We have seen this play before. It was the summit to end all summits, the one that would offer a decisive solution to Europe’s Hydra-like sovereign-debt and banking crisis. Once again, there were intense pre-negotiations, op-ed exhortations, and breathless anonymous briefings. This time, reaching a resolution took two EU summits in the space of four days—the last one, on Wednesday, lasted into the wee hours of Thursday. And once again, victory, in the form of a deal, was snatched at the last minute from the jaws of defeat, setting off triumphalism in European capitals and a buying frenzy in world markets.

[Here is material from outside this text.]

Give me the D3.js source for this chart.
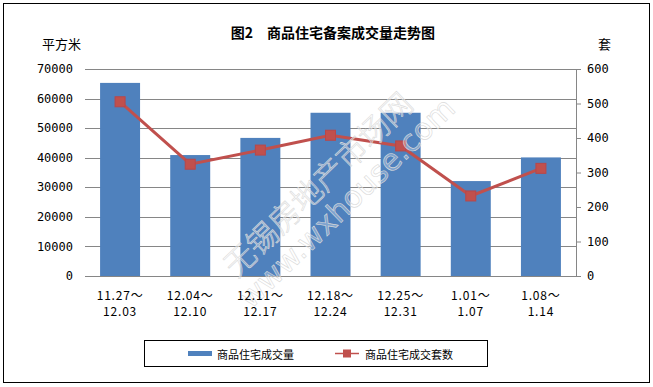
<!DOCTYPE html>
<html>
<head>
<meta charset="utf-8">
<script src="https://cdn.jsdelivr.net/npm/d3@7"></script>
<style>
  body { margin: 0; background: #fff; }
  text { font-family: "Noto Sans CJK SC", "DejaVu Sans", sans-serif; }
</style>
</head>
<body>
<div id="chart"></div>
<script>
// weekly periods, two-line labels
var periodsTop = ['11.27～', '12.04～', '12.11～', '12.18～', '12.25～', '1.01～', '1.08～']
var periodsBottom = ['12.03', '12.10', '12.17', '12.24', '12.31', '1.07', '1.14']
var areaValues = [65300, 40900, 46700, 55200, 55200, 32100, 40100]   // 平方米
var unitValues = [505, 324, 365, 408, 377, 232, 312]                 // 套
var leftTicks = [0, 10000, 20000, 30000, 40000, 50000, 60000, 70000]
var rightTicks = [0, 100, 200, 300, 400, 500, 600]

var width = 653
var height = 387
var margin = { top: 69, right: 77, bottom: 111, left: 85 }
var plotW = width - margin.left - margin.right
var plotH = height - margin.top - margin.bottom

var svg = d3.select('#chart').append('svg')
  .attr('width', width)
  .attr('height', height)

// outer frame
svg.append('rect')
  .attr('x', 3.5).attr('y', 3.5)
  .attr('width', 646).attr('height', 379)
  .attr('fill', '#fff').attr('stroke', '#000')

var x = d3.scaleBand().domain(d3.range(periodsTop.length)).range([0, plotW]).paddingInner(0.43).paddingOuter(0.215)
var yL = d3.scaleLinear().domain([0, 70000]).range([plotH, 0])
var yR = d3.scaleLinear().domain([0, 600]).range([plotH, 0])

var g = svg.append('g').attr('transform', 'translate(' + margin.left + ',' + margin.top + ')')

// gridlines
g.append('g').selectAll('line')
  .data(leftTicks)
  .enter().append('line')
  .attr('x1', 0).attr('x2', plotW)
  .attr('y1', d => Math.round(yL(d)) + 0.5)
  .attr('y2', d => Math.round(yL(d)) + 0.5)
  .attr('stroke', '#868686')

// left axis labels
g.append('g').selectAll('text')
  .data(leftTicks)
  .enter().append('text')
  .attr('x', -12)
  .attr('y', d => yL(d))
  .attr('dy', '0.35em')
  .attr('text-anchor', 'end')
  .style('font-family', '"DejaVu Sans Mono", monospace')
  .style('font-size', '12px')
  .text(d => d)

// right axis
var rightAxis = d3.axisRight(yR).tickValues(rightTicks).tickSize(5).tickPadding(6)
var ra = g.append('g').attr('transform', 'translate(' + plotW + ',0)').call(rightAxis)
ra.select('.domain').attr('stroke', '#868686').attr('d', 'M0.5,' + (plotH + 0.5) + 'V0.5')
ra.selectAll('.tick line').attr('stroke', '#868686')
ra.selectAll('.tick text')
  .style('font-family', '"DejaVu Sans Mono", monospace')
  .style('font-size', '12px')
  .attr('fill', '#000')

// bars
g.append('g').selectAll('rect')
  .data(areaValues)
  .enter().append('rect')
  .attr('x', (d, i) => x(i))
  .attr('y', d => yL(d))
  .attr('width', x.bandwidth())
  .attr('height', d => plotH - yL(d))
  .attr('fill', '#4F81BD')

// line
var line = d3.line()
  .x((d, i) => x(i) + x.bandwidth() / 2)
  .y(d => yR(d))
g.append('path')
  .datum(unitValues)
  .attr('d', line)
  .attr('fill', 'none')
  .attr('stroke', '#C0504D')
  .attr('stroke-width', 3)

g.append('g').selectAll('rect')
  .data(unitValues)
  .enter().append('rect')
  .attr('x', (d, i) => x(i) + x.bandwidth() / 2 - 5)
  .attr('y', d => yR(d) - 5)
  .attr('width', 10).attr('height', 10)
  .attr('fill', '#C0504D')
  .attr('stroke', '#B8474A')

// watermark
var wm = g.append('g')
  .attr('transform', 'translate(' + (330 - margin.left) + ',' + (197 - margin.top) + ') rotate(-44)')
  .style('pointer-events', 'none')
wm.append('text')
  .attr('x', 0).attr('y', -6)
  .attr('text-anchor', 'middle')
  .style('font-size', '31px')
  .style('font-weight', '300')
  .attr('fill', 'rgba(255,255,255,0.3)')
  .attr('stroke', '#dadada').attr('stroke-width', 0.6)
  .text('无锡房地产市场网')
wm.append('text')
  .attr('x', 8).attr('y', 26)
  .attr('text-anchor', 'middle')
  .style('font-size', '30px')
  .style('font-family', '"DejaVu Sans", sans-serif')
  .attr('fill', 'rgba(255,255,255,0.3)')
  .attr('stroke', '#dadada').attr('stroke-width', 0.6)
  .text('www.wxhouse.com')

// category labels
var xl = g.append('g').attr('transform', 'translate(0,' + plotH + ')')
xl.selectAll('text.top')
  .data(periodsTop)
  .enter().append('text')
  .attr('class', 'top')
  .attr('x', (d, i) => x(i) + x.bandwidth() / 2)
  .attr('y', 24)
  .attr('text-anchor', 'middle')
  .style('font-size', '12px')
  .style('letter-spacing', '0.8px')
  .text(d => d)
xl.selectAll('text.bot')
  .data(periodsBottom)
  .enter().append('text')
  .attr('class', 'bot')
  .attr('x', (d, i) => x(i) + x.bandwidth() / 2)
  .attr('y', 40)
  .attr('text-anchor', 'middle')
  .style('font-size', '12px')
  .style('letter-spacing', '0.8px')
  .text(d => d)

// titles
svg.append('text')
  .attr('x', 333).attr('y', 38)
  .attr('text-anchor', 'middle')
  .style('font-size', '14px').style('font-weight', 'bold')
  .text('图2　商品住宅备案成交量走势图')
svg.append('text')
  .attr('x', 42).attr('y', 49)
  .style('font-size', '13px')
  .text('平方米')
svg.append('text')
  .attr('x', 598).attr('y', 49)
  .style('font-size', '13px')
  .text('套')

// legend
var lg = svg.append('g')
lg.append('rect')
  .attr('x', 144.5).attr('y', 340.5)
  .attr('width', 343).attr('height', 26)
  .attr('fill', '#fff').attr('stroke', '#000')
lg.append('rect')
  .attr('x', 188).attr('y', 351)
  .attr('width', 24).attr('height', 5)
  .attr('fill', '#4F81BD')
lg.append('text')
  .attr('x', 217).attr('y', 358)
  .attr('dy', '0.1em')
  .style('font-size', '11px')
  .text('商品住宅成交量')
lg.append('line')
  .attr('x1', 335).attr('x2', 359)
  .attr('y1', 353.5).attr('y2', 353.5)
  .attr('stroke', '#C0504D').attr('stroke-width', 1.5)
lg.append('rect')
  .attr('x', 343).attr('y', 349.5)
  .attr('width', 8).attr('height', 8)
  .attr('fill', '#C0504D')
lg.append('text')
  .attr('x', 365).attr('y', 358)
  .attr('dy', '0.1em')
  .style('font-size', '11px')
  .text('商品住宅成交套数')
</script>
</body>
</html>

The thrill is likely to last even less this time than during the Eurozone’s earlier “comprehensive solutions.” The main reason is that the agreement fails to deal with investors’ worries about the viability of debt in countries at the European periphery, outside of Greece. This group includes Italy and Spain, the third and fourth largest economies in the Eurozone, respectively.
It's all the more frustrating because European policymakers realized very clearly that this was their main task. In the summit communiqué, they made a point of restating the position taken in July that “Greece requires an exceptional and unique solution.” In other words, no other country would be led to restructure its debt in a way that involved losses for private bondholders as Greece was—first in July, to a minor extent that allowed many banks to make riskless profits from the deal, and much more deeply now (the deal reached on Thursday early morning calls for a voluntary "haircut" for private investors of 50 percent).

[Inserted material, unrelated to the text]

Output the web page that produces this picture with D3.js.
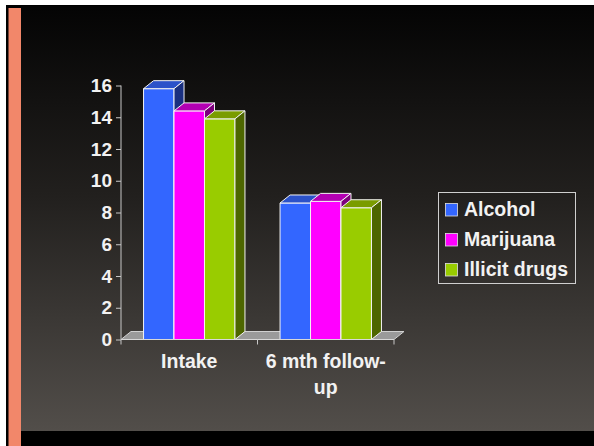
<!DOCTYPE html>
<html>
<head>
<meta charset="utf-8">
<script src="https://cdn.jsdelivr.net/npm/d3@7"></script>
<style>
  html, body { margin: 0; padding: 0; background: #fff; }
  svg { display: block; }
  text { font-family: "Liberation Sans", Arial, sans-serif; font-weight: bold; }
</style>
</head>
<body>
<svg id="chart" width="594" height="446"></svg>
<script>
// Chart data
const categories = ["Intake", "6 mth follow-up"];
const series = ["Alcohol", "Marijuana", "Illicit drugs"];
const alcohol = [15.8, 8.6];
const marijuana = [14.4, 8.7];
const illicit = [13.9, 8.3];
const yTicks = [0, 2, 4, 6, 8, 10, 12, 14, 16];
const categoryLines = [["Intake"], ["6 mth follow-", "up"]];

const values = [alcohol, marijuana, illicit];
const palette = {
  front: ["#3366ff", "#ff00ff", "#99cc00"],
  top:   ["#2b52c9", "#b300b3", "#7a9c00"],
  side:  ["#1a3080", "#7d007d", "#4d6600"]
};

const svg = d3.select("#chart");
const W = 594, H = 446;

// Slide backdrop
const defs = svg.append("defs");
const grad = defs.append("linearGradient")
  .attr("id", "bg").attr("x1", 0).attr("y1", 0).attr("x2", 0).attr("y2", 1);
grad.append("stop").attr("offset", "0%").attr("stop-color", "#040404");
grad.append("stop").attr("offset", "45%").attr("stop-color", "#22201e");
grad.append("stop").attr("offset", "100%").attr("stop-color", "#524e4a");

svg.append("rect").attr("x", 6).attr("y", 5).attr("width", W - 6).attr("height", H - 5).attr("fill", "#000");
svg.append("rect").attr("x", 21).attr("y", 6).attr("width", W - 21).attr("height", 425).attr("fill", "url(#bg)");
svg.append("rect").attr("x", 8.5).attr("y", 8).attr("width", 12.5).attr("height", H - 8).attr("fill", "#f2876a");

// Plot geometry
const x0 = 121, x1 = 394, yBase = 339.5, yTopPx = 85.5;
const dx = 10, dy = 8;

const x = d3.scaleBand().domain(categories).range([x0, x1]).padding(0);
const xs = d3.scaleBand().domain(series).range([0, x.bandwidth()]).paddingInner(0).paddingOuter(0.74);
const y = d3.scaleLinear().domain([0, 16]).range([yBase, yTopPx]);

const plot = svg.append("g");

// Floor
plot.append("path")
  .attr("d", `M${x0},${yBase} L${x0 + dx},${yBase - dy} L${x1 + dx},${yBase - dy} L${x1},${yBase} Z`)
  .attr("fill", "#9a9a9a").attr("stroke", "#d0d0d0").attr("stroke-width", 1);

// Bars, left to right so nearer faces overlap correctly
categories.forEach((cat, ci) => {
  series.forEach((s, si) => {
    const v = values[si][ci];
    const bx = x(cat) + xs(s);
    const bw = xs.bandwidth();
    const ty = y(v);
    const g = plot.append("g").attr("stroke", "#f4f4f4").attr("stroke-width", 1).attr("stroke-linejoin", "round");
    g.append("rect").attr("x", bx).attr("y", ty).attr("width", bw).attr("height", yBase - ty)
      .attr("fill", palette.front[si]);
    g.append("path")
      .attr("d", `M${bx},${ty} L${bx + dx},${ty - dy} L${bx + bw + dx},${ty - dy} L${bx + bw},${ty} Z`)
      .attr("fill", palette.top[si]);
    g.append("path")
      .attr("d", `M${bx + bw},${ty} L${bx + bw + dx},${ty - dy} L${bx + bw + dx},${yBase - dy} L${bx + bw},${yBase} Z`)
      .attr("fill", palette.side[si]);
  });
});

// Y axis
const yAxis = d3.axisLeft(y).tickValues(yTicks).tickSize(5).tickPadding(4);
const ya = svg.append("g").attr("transform", `translate(${x0},0)`).call(yAxis);
ya.select(".domain").attr("stroke", "#c8c8c8").attr("d", `M0,${yBase}V${yTopPx}`);
ya.selectAll(".tick line").attr("stroke", "#c8c8c8");
ya.selectAll(".tick text").attr("fill", "#f2f2f2").attr("font-size", 19)
  .attr("font-family", "Liberation Sans, Arial, sans-serif").attr("font-weight", "bold");

// X axis baseline with boundary ticks
const xa = svg.append("g");
xa.append("line").attr("x1", x0).attr("x2", x1).attr("y1", yBase).attr("y2", yBase).attr("stroke", "#d8d8d8");
[x0, x(categories[1]), x1].forEach(px => {
  xa.append("line").attr("x1", px).attr("x2", px).attr("y1", yBase).attr("y2", yBase + 5).attr("stroke", "#c8c8c8");
});
categories.forEach((cat, ci) => {
  const t = xa.append("text").attr("x", x(cat) + x.bandwidth() / 2).attr("y", 368)
    .attr("text-anchor", "middle").attr("fill", "#f2f2f2").attr("font-size", 19.5);
  categoryLines[ci].forEach((line, li) => {
    t.append("tspan").attr("x", x(cat) + x.bandwidth() / 2).attr("dy", li === 0 ? 0 : 26).text(line);
  });
});

// Legend
const lg = svg.append("g");
lg.append("rect").attr("x", 438.5).attr("y", 192.5).attr("width", 137).attr("height", 91)
  .attr("fill", "none").attr("stroke", "#cfcfcf").attr("stroke-width", 1);
series.forEach((s, si) => {
  const by = 216 + si * 30;
  lg.append("rect").attr("x", 445.5).attr("y", by - 12.5).attr("width", 12).attr("height", 12.5)
    .attr("fill", palette.front[si]).attr("stroke", "#e0e0e0").attr("stroke-width", 0.8);
  lg.append("text").attr("x", 464).attr("y", by).attr("fill", "#f2f2f2").attr("font-size", 19.5).text(s);
});
</script>
</body>
</html>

So far, though, the promise that no other country’s bondholders will suffer the same fate as those who hold Greek debt is pretty empty. The Wednesday-Thursday summit produced a plan to increase the firepower of the European Financial Stability Fund (EFSF), which is currently at between 200 and 225 billion* euros, by leveraging it to cover part of the potential losses of private investors from debt restructuring in other parts of southern Europe. The idea is that the EFSF, by insuring a percentage of the losses, can increase its size without further burdening the taxpayers of the member-states of the Eurozone. This was necessary because a proper increase in the fund’s size, with bigger commitments from its AAA-rated members, above all France, would seriously threaten its AAA rating and hence its ability to borrow cheaply in the markets.
But this will do little to assuage investors’ fears of default in other Eurozone countries. Why would an investor buy an Italian bond if the EFSF promised to cover, say, 20 percent of his losses (a number that is being discussed as the appropriate level of insurance) in case of default, when the haircut is likely to be larger? Setting aside all other spending the EFSF might be called on to do (on Portugal, Ireland, and banks than cannot raise capital themselves), this sum is grossly inadequate to cover Italy’s and Spain’s lending needs, which, as The Economist points out, have to refinance, between them, about 1 trillion euros worth of bonds.
The communiqué also mentions the possibility of attracting more funds to the EFSF from sovereign-wealth funds of countries outside the EU. This refers in particular to the emerging economies, especially China, which have a lot to lose if Europe falls back into recession and reduce its intake of Asian and other exports. But the price China may extract for this may be too high for the Europeans. It is certain to include a rebalancing of voting rights in the IMF in favor of the emerging bloc and at the expense of Europe. The Economist reports that it might also include granting market-economy status to China by the EU, which will then find it a lot harder to protect its own producers from Chinese competition.
So the new deal does not really break the chain of contagion, from restructured Greece to illiquid but probably not (or not-yet) insolvent countries at the periphery of the Eurozone. Things will be made even worse by banks’ efforts to meet the EU’s stringent 9 percent core-Tier 1 capital ratio by next June. They are likely to attempt to do this by slimming down their balance sheets, thus removing credit from the economy and accelerating the slide of the European economy back into recession.
The problem facing the Eurozone, in a nutshell, is that the sum of individual guarantees of member-states’ debt is not enough to calm markets. Italy, which makes up 19 percent of the EFSF, is teetering on the brink of a liquidity crisis. France’s AAA rating is under threat. Germany cannot bear the burden alone.
Hence only two solutions are really viable. One is for Eurozone countries to jointly guarantee the debt of each individual member, a move that would in essence constitute the birth of eurobonds. The other, and more immediately accessible one, given that eurobonds require changing EU treaties, is for the ECB to become the lender of last resort to countries. The communiqué makes no mention of this and the Germans in particular are allergic to the idea. But Mario Draghi, the Italian who takes over at the helm of the ECB on November 1, knows that such a move is unlikely, in this environment, to prove inflationary (which is what Berlin fears). He may soon find himself in a position where he faces a stark choice: Either print money or stick to the central bank’s rules and risk killing the euro.
*An earlier version of this story mistakenly stated the amount of the EFSF at between 200 and 225 million euros.